* Dataset extract
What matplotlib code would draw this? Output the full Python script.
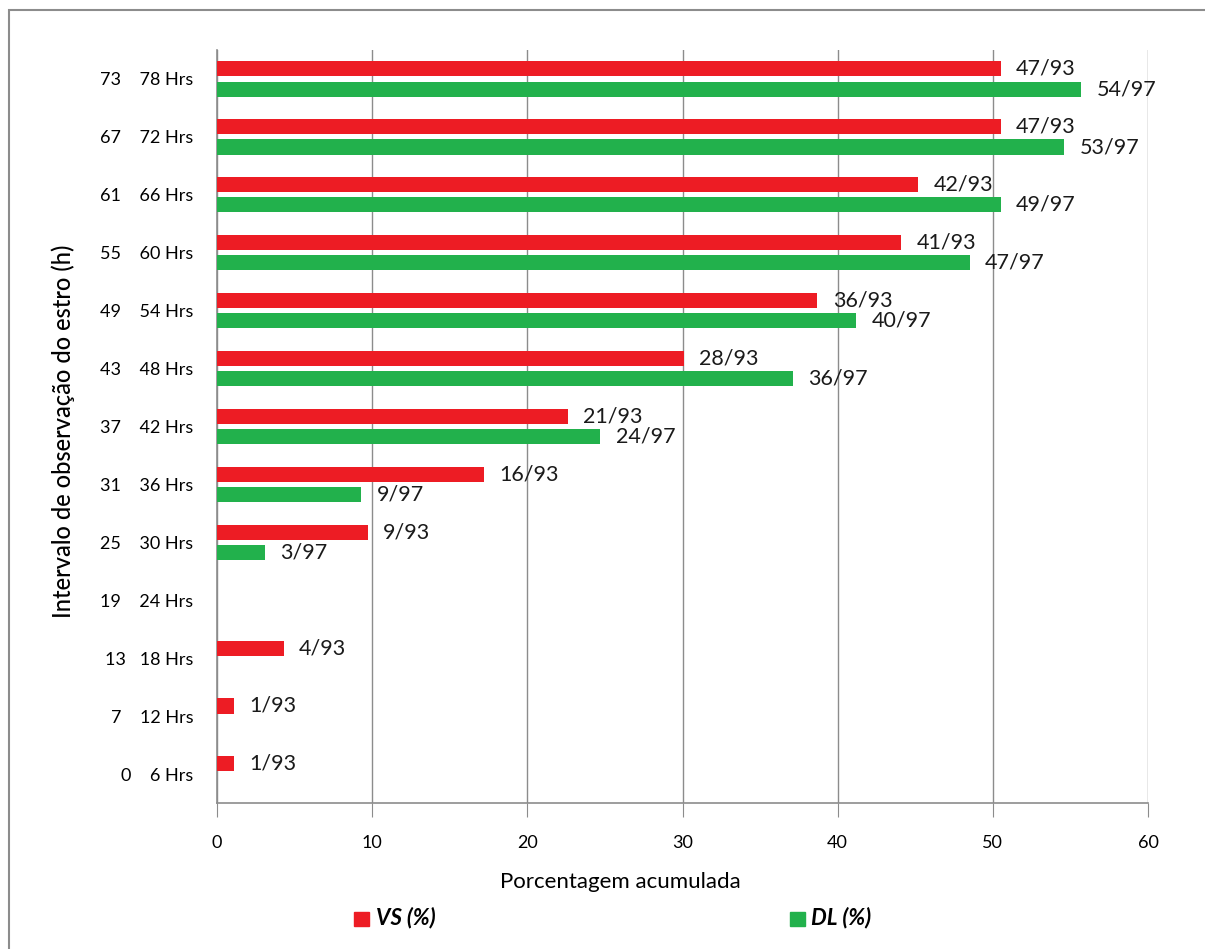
import numpy as np
import matplotlib.pyplot as plt
from matplotlib.patches import Rectangle

plt.rcParams['font.family'] = ['Lato', 'DejaVu Sans']

# categories, bottom to top
categorias = ['0    6 Hrs', '7    12 Hrs', '13   18 Hrs', '19    24 Hrs', '25    30 Hrs',
              '31    36 Hrs', '37    42 Hrs', '43    48 Hrs', '49    54 Hrs', '55    60 Hrs',
              '61    66 Hrs', '67    72 Hrs', '73    78 Hrs']

vs_pct = [1.1, 1.1, 4.3, np.nan, 9.7, 17.2, 22.6, 30.1, 38.7, 44.1, 45.2, 50.5, 50.5]
dl_pct = [np.nan, np.nan, np.nan, np.nan, 3.1, 9.3, 24.7, 37.1, 41.2, 48.5, 50.5, 54.6, 55.7]

vs_lab = ['1/93', '1/93', '4/93', '', '9/93', '16/93', '21/93', '28/93', '36/93',
          '41/93', '42/93', '47/93', '47/93']
dl_lab = ['', '', '', '', '3/97', '9/97', '24/97', '36/97', '40/97', '47/97',
          '49/97', '53/97', '54/97']

red = '#ED1C24'
green = '#22B14C'
gray = '#8C8C8C'

fig = plt.figure(figsize=(12.05, 9.49), dpi=100)
ax = fig.add_axes([217/1205, 1-803/949, (1148-217)/1205, (803-50)/949])

# outer frame (only left/top visible in original)
fig.patches.append(Rectangle((9/1205, -0.05), 1.2, 1-10/949+0.05, transform=fig.transFigure,
                             fill=False, edgecolor=gray, linewidth=1.5))

y = np.arange(len(categorias))
h = 0.26
off = 0.175
ax.barh(y + off, vs_pct, height=h, color=red, zorder=3)
ax.barh(y - off, dl_pct, height=h, color=green, zorder=3)

for i in range(len(categorias)):
    if vs_lab[i]:
        ax.annotate(vs_lab[i], (vs_pct[i], y[i] + off), xytext=(11, 0), textcoords='offset points',
                    va='center', ha='left', fontsize=15.5, color='#1a1a1a')
    if dl_lab[i]:
        ax.annotate(dl_lab[i], (dl_pct[i], y[i] - off), xytext=(11, 0), textcoords='offset points',
                    va='center', ha='left', fontsize=15.5, color='#1a1a1a')

ax.set_xlim(0, 60)
ax.set_ylim(-0.5, len(categorias) - 0.5)
ax.set_xticks(range(0, 61, 10))
ax.set_yticks(y)
ax.set_yticklabels(categorias, fontsize=13)
ax.tick_params(axis='y', length=0, pad=17)
ax.tick_params(axis='x', length=10, color=gray, pad=13, labelsize=13)
ax.grid(axis='x', color=gray, linewidth=1, zorder=0)

for s in ['top', 'right']:
    ax.spines[s].set_visible(False)
for s in ['left', 'bottom']:
    ax.spines[s].set_color(gray)
    ax.spines[s].set_linewidth(1.2)

fig.text(620/1205, 1-882/949, 'Porcentagem acumulada', ha='center', va='center', fontsize=16)
fig.text(63/1205, 1-431/949, 'Intervalo de observação do estro (h)', rotation=90,
         ha='center', va='center', fontsize=17, weight='medium')

# legend
fig.patches.append(Rectangle((354/1205, 1-926/949), 15/1205, 14/949, transform=fig.transFigure,
                             color=red))
fig.text(376/1205, 1-918/949, 'VS (%)', fontsize=16, style='italic', weight='bold', va='center')
fig.patches.append(Rectangle((790/1205, 1-926/949), 15/1205, 14/949, transform=fig.transFigure,
                             color=green))
fig.text(811/1205, 1-918/949, 'DL (%)', fontsize=16, style='italic', weight='bold', va='center')

plt.savefig('out.png', dpi=100)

* What the task requires
Set the lines above down again, word for word, from the first through the one containing "66 Hrs', '67"; pictures excluded.

* Answer in full
What matplotlib code would draw this? Output the full Python script.
import numpy as np
import matplotlib.pyplot as plt
from matplotlib.patches import Rectangle

plt.rcParams['font.family'] = ['Lato', 'DejaVu Sans']

# categories, bottom to top
categorias = ['0    6 Hrs', '7    12 Hrs', '13   18 Hrs', '19    24 Hrs', '25    30 Hrs',
              '31    36 Hrs', '37    42 Hrs', '43    48 Hrs', '49    54 Hrs', '55    60 Hrs',
              '61    66 Hrs', '67    72 Hrs', '73    78 Hrs']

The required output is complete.